From that great thread:
psteinx wrote:
"I'd be interested in seeing a huge grid of analysis - overlaying many lag periods and different buffer sizes. Then I'd like to see the results for different markets, time frames, and perhaps different assumptions about transaction costs and taxes. Results would include simple returns, risk-adjusted returns, number of trades, and perhaps a few other things.
I'm sure if you backtest enough strategies and tinker with the variables enough, some would look good.
And in fact, it's possible that there's a bit of merit to these kinds of strategies, provided your costs are low enough, because from various things I've read, there is a bit of momentum to the stock market, short term.
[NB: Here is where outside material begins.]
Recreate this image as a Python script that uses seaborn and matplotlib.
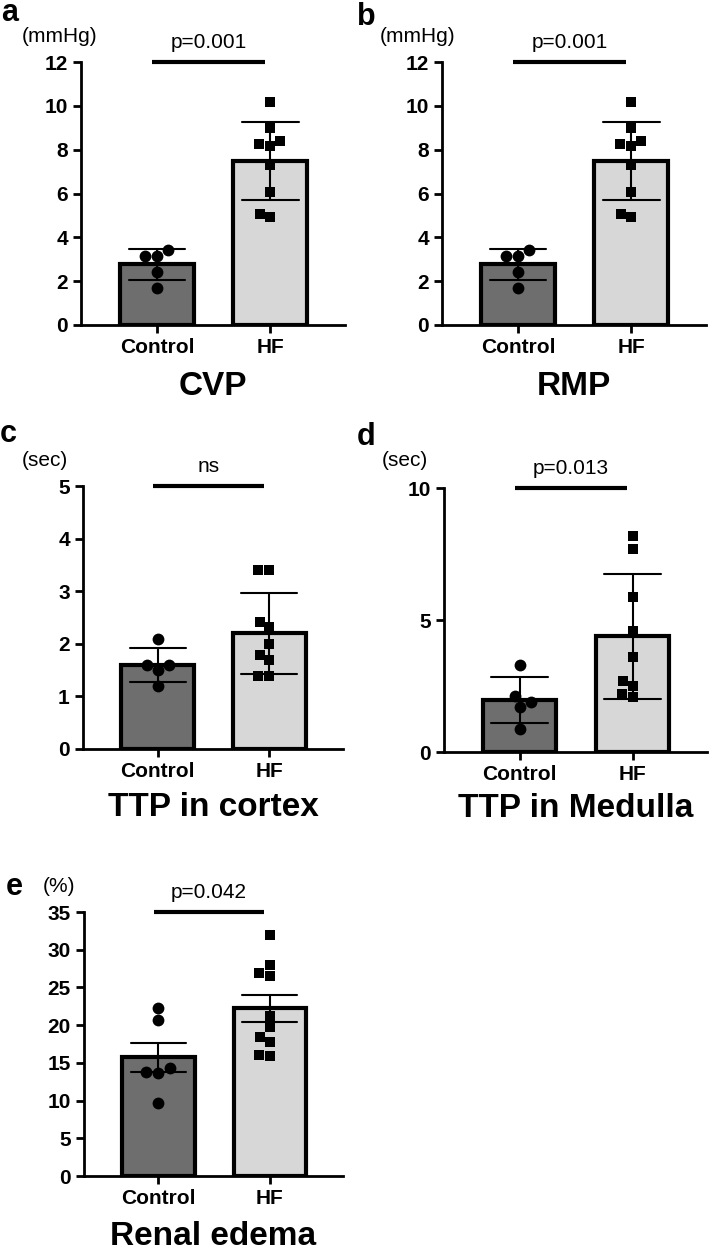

But I wonder how robust these strategies are, on the whole. If we backtest and find that a 200 DMA with a 1% boundary looks good, but that the same thing with a 2% boundary does not, or that using a 180 DMA yields substantially different results, then the whole exercise becomes a bit suspicious. In theory, by varying a number of the key parameters, you could come up with thousands or perhaps even millions of potential strategies. If 70% of strategies with reasonable parameters work, then I'd be somewhat interested. If only 15% of them work, and somebody is cherry picking the most successful from within that 15% to advocate the strategy, then I'd be very skeptical. Of course, many folks might have different thresholds/standards for saying something "works", as well."
That pretty much sums it up for me. The stock market is *random*, folks. You can't "beat" random with a formula. Luckily, it trends up, so if in doubt, invest.